* start DATA *
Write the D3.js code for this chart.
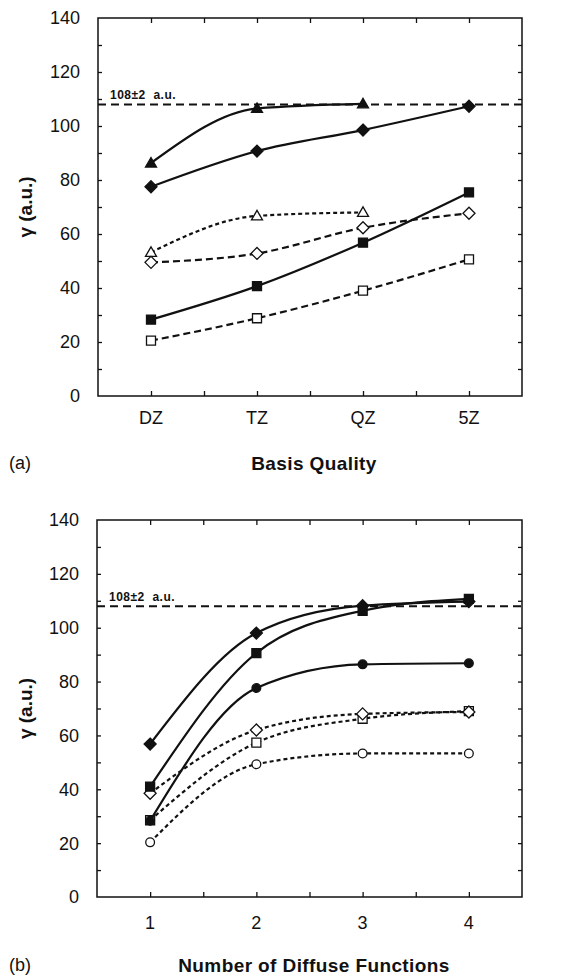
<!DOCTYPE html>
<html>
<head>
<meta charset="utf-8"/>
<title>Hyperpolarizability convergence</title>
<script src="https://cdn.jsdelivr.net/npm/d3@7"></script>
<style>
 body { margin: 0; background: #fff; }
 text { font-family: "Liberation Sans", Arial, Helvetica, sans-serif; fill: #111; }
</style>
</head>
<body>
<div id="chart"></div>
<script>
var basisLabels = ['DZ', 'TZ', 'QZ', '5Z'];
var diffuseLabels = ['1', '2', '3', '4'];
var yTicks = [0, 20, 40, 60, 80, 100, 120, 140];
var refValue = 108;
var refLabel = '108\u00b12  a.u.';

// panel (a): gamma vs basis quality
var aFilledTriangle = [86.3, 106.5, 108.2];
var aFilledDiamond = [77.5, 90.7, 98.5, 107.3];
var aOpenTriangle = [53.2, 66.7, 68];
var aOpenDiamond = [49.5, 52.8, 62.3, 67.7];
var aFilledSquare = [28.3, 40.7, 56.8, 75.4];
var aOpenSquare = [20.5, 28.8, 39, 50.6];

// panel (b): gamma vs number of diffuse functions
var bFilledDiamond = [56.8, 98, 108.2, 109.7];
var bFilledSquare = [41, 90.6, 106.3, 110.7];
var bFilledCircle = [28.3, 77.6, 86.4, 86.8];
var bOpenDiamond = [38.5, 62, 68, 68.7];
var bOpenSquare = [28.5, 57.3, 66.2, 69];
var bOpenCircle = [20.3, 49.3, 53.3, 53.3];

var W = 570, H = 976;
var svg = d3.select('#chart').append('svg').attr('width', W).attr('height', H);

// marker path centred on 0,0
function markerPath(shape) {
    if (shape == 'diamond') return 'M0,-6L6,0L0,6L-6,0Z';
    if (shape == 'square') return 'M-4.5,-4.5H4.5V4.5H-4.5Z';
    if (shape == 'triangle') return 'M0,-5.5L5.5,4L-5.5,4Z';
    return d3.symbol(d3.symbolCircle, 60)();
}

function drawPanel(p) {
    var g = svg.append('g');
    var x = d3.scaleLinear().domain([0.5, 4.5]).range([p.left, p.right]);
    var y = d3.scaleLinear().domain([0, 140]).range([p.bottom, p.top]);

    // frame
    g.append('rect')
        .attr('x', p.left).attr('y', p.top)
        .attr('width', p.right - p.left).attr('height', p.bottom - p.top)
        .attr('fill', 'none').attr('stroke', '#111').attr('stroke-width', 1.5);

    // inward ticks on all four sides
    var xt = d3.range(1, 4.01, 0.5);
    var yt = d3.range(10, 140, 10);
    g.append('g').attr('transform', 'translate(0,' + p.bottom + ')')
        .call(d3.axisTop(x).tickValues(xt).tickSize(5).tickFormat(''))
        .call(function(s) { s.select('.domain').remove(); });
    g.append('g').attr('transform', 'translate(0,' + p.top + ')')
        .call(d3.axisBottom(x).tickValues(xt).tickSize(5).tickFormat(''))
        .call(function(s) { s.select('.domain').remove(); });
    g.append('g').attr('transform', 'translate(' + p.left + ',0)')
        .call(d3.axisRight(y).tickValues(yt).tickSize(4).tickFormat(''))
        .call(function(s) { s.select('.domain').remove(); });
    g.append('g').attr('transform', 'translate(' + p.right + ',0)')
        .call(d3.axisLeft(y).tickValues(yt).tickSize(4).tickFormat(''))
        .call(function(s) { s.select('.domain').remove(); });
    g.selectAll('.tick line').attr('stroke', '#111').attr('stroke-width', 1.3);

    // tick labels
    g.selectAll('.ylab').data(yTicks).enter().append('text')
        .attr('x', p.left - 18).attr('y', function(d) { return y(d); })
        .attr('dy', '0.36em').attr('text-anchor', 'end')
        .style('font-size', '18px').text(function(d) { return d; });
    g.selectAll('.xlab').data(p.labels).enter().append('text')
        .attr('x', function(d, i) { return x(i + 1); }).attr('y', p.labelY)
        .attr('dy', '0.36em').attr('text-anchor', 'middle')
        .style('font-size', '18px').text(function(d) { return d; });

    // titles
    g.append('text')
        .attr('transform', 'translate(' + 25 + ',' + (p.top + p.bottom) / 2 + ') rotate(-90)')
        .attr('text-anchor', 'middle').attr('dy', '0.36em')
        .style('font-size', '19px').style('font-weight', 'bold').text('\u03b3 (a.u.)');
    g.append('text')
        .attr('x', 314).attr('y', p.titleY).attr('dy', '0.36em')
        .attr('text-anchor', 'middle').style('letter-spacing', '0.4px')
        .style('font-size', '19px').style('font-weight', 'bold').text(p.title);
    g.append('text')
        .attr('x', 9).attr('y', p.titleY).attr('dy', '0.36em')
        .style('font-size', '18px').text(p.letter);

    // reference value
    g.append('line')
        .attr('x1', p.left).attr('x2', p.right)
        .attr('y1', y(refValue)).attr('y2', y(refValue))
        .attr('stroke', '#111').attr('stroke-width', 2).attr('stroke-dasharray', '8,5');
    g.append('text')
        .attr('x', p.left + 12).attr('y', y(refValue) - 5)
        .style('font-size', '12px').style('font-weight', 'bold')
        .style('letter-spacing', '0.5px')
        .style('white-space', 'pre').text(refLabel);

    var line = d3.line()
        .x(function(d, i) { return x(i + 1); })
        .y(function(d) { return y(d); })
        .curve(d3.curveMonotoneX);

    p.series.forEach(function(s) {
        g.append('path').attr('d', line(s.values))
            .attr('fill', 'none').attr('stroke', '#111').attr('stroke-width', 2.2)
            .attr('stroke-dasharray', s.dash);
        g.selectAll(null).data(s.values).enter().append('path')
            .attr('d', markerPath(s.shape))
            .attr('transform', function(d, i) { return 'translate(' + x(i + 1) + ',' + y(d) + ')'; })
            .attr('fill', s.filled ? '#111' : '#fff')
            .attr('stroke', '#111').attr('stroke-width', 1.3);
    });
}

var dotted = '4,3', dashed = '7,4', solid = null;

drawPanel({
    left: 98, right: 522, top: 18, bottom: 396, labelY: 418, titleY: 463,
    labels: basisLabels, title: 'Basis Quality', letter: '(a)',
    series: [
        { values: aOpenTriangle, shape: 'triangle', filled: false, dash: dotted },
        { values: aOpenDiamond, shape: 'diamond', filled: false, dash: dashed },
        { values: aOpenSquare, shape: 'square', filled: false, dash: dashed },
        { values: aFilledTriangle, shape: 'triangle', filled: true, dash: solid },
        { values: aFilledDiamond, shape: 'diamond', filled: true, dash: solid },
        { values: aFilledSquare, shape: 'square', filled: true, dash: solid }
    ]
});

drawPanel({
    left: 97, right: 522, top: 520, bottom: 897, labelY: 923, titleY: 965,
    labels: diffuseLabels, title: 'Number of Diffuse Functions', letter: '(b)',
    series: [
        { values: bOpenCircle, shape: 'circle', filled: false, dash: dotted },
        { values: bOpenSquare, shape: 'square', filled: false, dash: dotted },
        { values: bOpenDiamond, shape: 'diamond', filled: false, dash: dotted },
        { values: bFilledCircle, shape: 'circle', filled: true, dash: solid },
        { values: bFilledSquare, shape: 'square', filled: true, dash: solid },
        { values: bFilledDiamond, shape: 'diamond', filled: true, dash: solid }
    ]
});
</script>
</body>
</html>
* end DATA *
_OBJECTIVE:_
Reproduce only the lines from the beginning of the data through the line that contains "var aOpenSquare = [20.5, 28.8, 39, 50.6];", both included, and please drop the pictures.

_REPLY TO THE EXERCISE:_
Write the D3.js code for this chart.
<!DOCTYPE html>
<html>
<head>
<meta charset="utf-8"/>
<title>Hyperpolarizability convergence</title>
<script src="https://cdn.jsdelivr.net/npm/d3@7"></script>
<style>
 body { margin: 0; background: #fff; }
 text { font-family: "Liberation Sans", Arial, Helvetica, sans-serif; fill: #111; }
</style>
</head>
<body>
<div id="chart"></div>
<script>
var basisLabels = ['DZ', 'TZ', 'QZ', '5Z'];
var diffuseLabels = ['1', '2', '3', '4'];
var yTicks = [0, 20, 40, 60, 80, 100, 120, 140];
var refValue = 108;
var refLabel = '108\u00b12  a.u.';

// panel (a): gamma vs basis quality
var aFilledTriangle = [86.3, 106.5, 108.2];
var aFilledDiamond = [77.5, 90.7, 98.5, 107.3];
var aOpenTriangle = [53.2, 66.7, 68];
var aOpenDiamond = [49.5, 52.8, 62.3, 67.7];
var aFilledSquare = [28.3, 40.7, 56.8, 75.4];
var aOpenSquare = [20.5, 28.8, 39, 50.6];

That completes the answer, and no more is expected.